Posted by Mark Ilpo  on  11/15  at  01:02 PM

Another completely worthless Jeff Boccaccio article.  It’s as if the point of every single article from him is “hey, check out how much I know and all these measurements I can take”.  Are we left with anything remotely useful in the end?  Of course not!  You know, stuff like what cables performed poorly.  What cables performed well.  Of course that never gets published because that information might actually be useful.

Posted by JerryS  on  11/22  at  10:52 AM

The skew difference is perfectly understandable.  To prevent inter-pair crosstalk, CAT-5 and CAT-6 cables have a different number of twists per foot for each pair.  The more twists, the longer the pair per foot of cable.  The longer the pair, the more skew.
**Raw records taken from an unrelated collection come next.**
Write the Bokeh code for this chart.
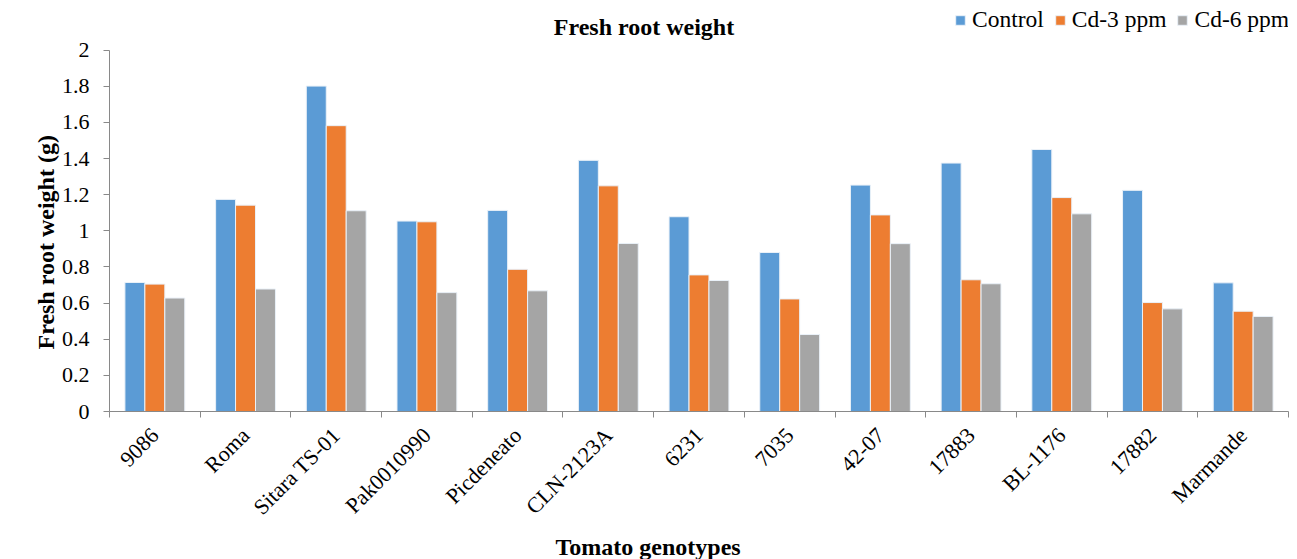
import math
from bokeh.plotting import figure
from bokeh.models import (ColumnDataSource, FixedTicker, NumeralTickFormatter,
                          Legend, LegendItem, Range1d, Label, Title)
from bokeh.transform import dodge
from bokeh.embed import file_html
from bokeh.resources import INLINE

# Fresh root weight (g) of tomato genotypes under cadmium stress
genotypes = ["9086", "Roma", "Sitara TS-01", "Pak0010990", "Picdeneato",
             "CLN-2123A", "6231", "7035", "42-07", "17883", "BL-1176",
             "17882", "Marmande"]
control = [0.714, 1.174, 1.801, 1.054, 1.113, 1.390, 1.078, 0.880, 1.253,
           1.375, 1.450, 1.224, 0.712]
cd3 = [0.705, 1.142, 1.582, 1.050, 0.787, 1.249, 0.756, 0.623, 1.088,
       0.729, 1.184, 0.603, 0.555]
cd6 = [0.628, 0.678, 1.111, 0.658, 0.668, 0.930, 0.725, 0.426, 0.929,
       0.707, 1.094, 0.568, 0.526]
series_names = ["Control", "Cd-3 ppm", "Cd-6 ppm"]
y_ticks = [0, 0.2, 0.4, 0.6, 0.8, 1.0, 1.2, 1.4, 1.6, 1.8, 2.0]
y_max = 2.0

colors = ["#5B9BD5", "#ED7D31", "#A5A5A5"]
FONT = "Liberation Serif"
AXIS_GREY = "#898989"

# The frame runs to the top of the figure; the headroom above y_max holds
# the title and the legend, and the axis line stops at y_max.
FRAME_H = 414
AXIS_H = 364
y_top = y_max * FRAME_H / AXIS_H
title_y = y_max * (FRAME_H - 27) / AXIS_H
n = len(genotypes)
cat_px = 1179 / n
title_x = (643.5 - 109) / cat_px

centers = [i + 0.5 for i in range(n)]
src = ColumnDataSource(dict(x=centers, control=control, cd3=cd3, cd6=cd6))

p = figure(width=1297, height=559, output_backend="svg", toolbar_location=None,
           x_range=Range1d(0, n), y_range=Range1d(0, y_top),
           min_border_left=109, min_border_right=9, min_border_top=0,
           min_border_bottom=145)

bw = 0.22
renderers = []
for field, off, col in zip(["control", "cd3", "cd6"], [-bw, 0, bw], colors):
    r = p.vbar(x=dodge("x", off, range=p.x_range), top=field, width=bw,
               source=src, fill_color=col, line_color="#EAF1F8", line_width=1)
    renderers.append(r)

title = Label(x=title_x, y=title_y,
              text="Fresh root weight", text_align="center",
              text_baseline="middle", text_font=FONT, text_font_size="24px",
              text_font_style="bold", text_color="black")
p.add_layout(title)

legend = Legend(items=[LegendItem(label=s, renderers=[r])
                       for s, r in zip(series_names, renderers)],
                orientation="horizontal", location=(845, 378),
                label_text_font=FONT, label_text_font_size="23.5px",
                label_text_color="black",
                glyph_width=12, glyph_height=12, spacing=10,
                label_standoff=6, padding=0, margin=0,
                background_fill_alpha=0, border_line_color=None)
p.add_layout(legend, "center")

# axis titles, placed as side titles so they can be shifted along the axis
x_title = Title(text="Tomato genotypes", align="left", offset=446,
                standoff=0, text_font=FONT, text_font_size="24px",
                text_font_style="bold", text_color="black")
p.add_layout(x_title, "below")
y_title = Title(text="Fresh root weight (g)", align="left", offset=62,
                standoff=0, text_font=FONT, text_font_size="24px",
                text_font_style="bold", text_color="black")
p.add_layout(y_title, "left")

# x axis: labels at group centres, ticks at group boundaries
xa = p.xaxis[0]
xa.ticker = FixedTicker(ticks=centers, minor_ticks=list(range(n + 1)))
xa.major_label_overrides = {c: g for c, g in zip(centers, genotypes)}
xa.major_label_orientation = math.pi / 4
xa.major_tick_out = 0
xa.major_tick_in = 0
xa.minor_tick_out = 6
xa.minor_tick_in = 0
xa.minor_tick_line_color = AXIS_GREY
xa.axis_line_color = AXIS_GREY
xa.major_label_text_font = FONT
xa.major_label_text_font_size = "22px"
xa.major_label_text_color = "black"
xa.major_label_standoff = 14

ya = p.yaxis[0]
ya.ticker = FixedTicker(ticks=y_ticks)
ya.bounds = (0, y_max)
ya.formatter = NumeralTickFormatter(format="0.[0]")
ya.major_tick_out = 6
ya.major_tick_in = 0
ya.minor_tick_line_color = None
ya.major_tick_line_color = AXIS_GREY
ya.axis_line_color = AXIS_GREY
ya.major_label_text_font = FONT
ya.major_label_text_font_size = "22px"
ya.major_label_text_color = "black"
ya.major_label_standoff = 14

p.xgrid.grid_line_color = None
p.ygrid.grid_line_color = None
p.outline_line_color = None

open("out.html", "w").write(file_html(p, INLINE))
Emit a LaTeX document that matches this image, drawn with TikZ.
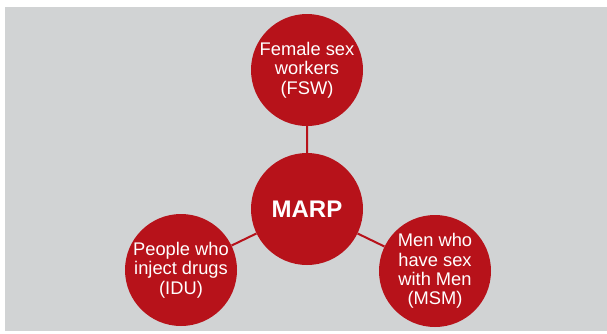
\documentclass[tikz,border=0pt]{standalone}
\usepackage{fontspec}
\setmainfont{Liberation Sans}
\usetikzlibrary{positioning}

\definecolor{marpred}{RGB}{183,18,26}
\definecolor{panelgray}{RGB}{209,211,212}

\begin{document}
\begin{tikzpicture}[x=1pt,y=-1pt,
  bubble/.style={circle, fill=marpred, text=white, minimum size=112pt,
    inner sep=0pt, align=center,
    font=\fontsize{18.3}{19.3}\selectfont},
  link/.style={draw=marpred, line width=2pt}]

% the grey panel
\useasboundingbox (0,0) rectangle (607,333);
\fill[panelgray] (5,7) rectangle (607,331);

% define the groups
  \node[bubble, font=\fontsize{24}{26}\bfseries\selectfont] (marp) at (307,209) {MARP};
  \node[bubble] (fsw) at (307,70) {Female sex\\workers\\(FSW)};
  \node[bubble] (idu) at (181,270) {People who\\inject drugs\\(IDU)};
  \node[bubble] (msm) at (435,271) {Men who\\have sex\\with Men\\(MSM)};

% define the links
  \path[link] (marp) -- (fsw)
              (marp) -- (idu)
              (marp) -- (msm);

\end{tikzpicture}
\end{document}
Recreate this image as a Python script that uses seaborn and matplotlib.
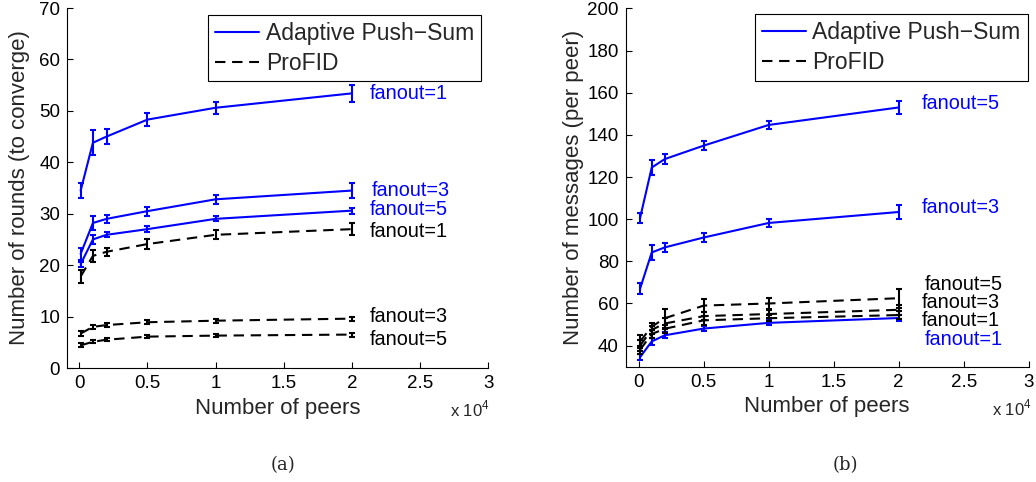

But the author seemed surprised by this simple fact.

Posted by Steve  on  11/22  at  11:29 AM

@Brad, good question and I wish I had as good an answer.  Consider HDBaseT, which is (as best I can interpret) designed to be used with standard Cat5e cable.  No additional benefit is realized by using Cat6 or higher rated cable, and the construction differences may in fact hinder performance for HDBaseT applications.  Another example of changing the signal type to fit the established cable standard.  Development of a single, new cable construction standard that works equally well for All HDMI baluns - regardless of mfr. - hinges first on All mfrs. adopting the same transmission standards.  Unfortunately, I’m not aware of any such agreement in the works anytime soon.

Posted by DrFlick  on  11/26  at  10:04 AM

Steve,

Actually, CAT-6 with HDBaseT potentially does play a role if drawing “the rated” power across the line. The temperature coefficients and the affects of temperature susceptibility of the insulation are different for CAT-5 and CAT-6. This could play into temperature rise factors, especially if bundling multiple HDBaseT cables together as they interface with a rack. CAT-6 is preferred for this scenario.

What is not documented is how the potential impact of noise affects error rates on the line. Since CAT-6 theoretically is less susceptible to noise ingress, CAT-6 potentially could allow the encoding/decoding process to run more efficiently in noisy environments.

Also note that, since HDBaseT, by design, is limited to 100 Meters, using different cable types has less of an impact on bandwidth requirements over longer distances since there is a built-in limit to the single-run architecture.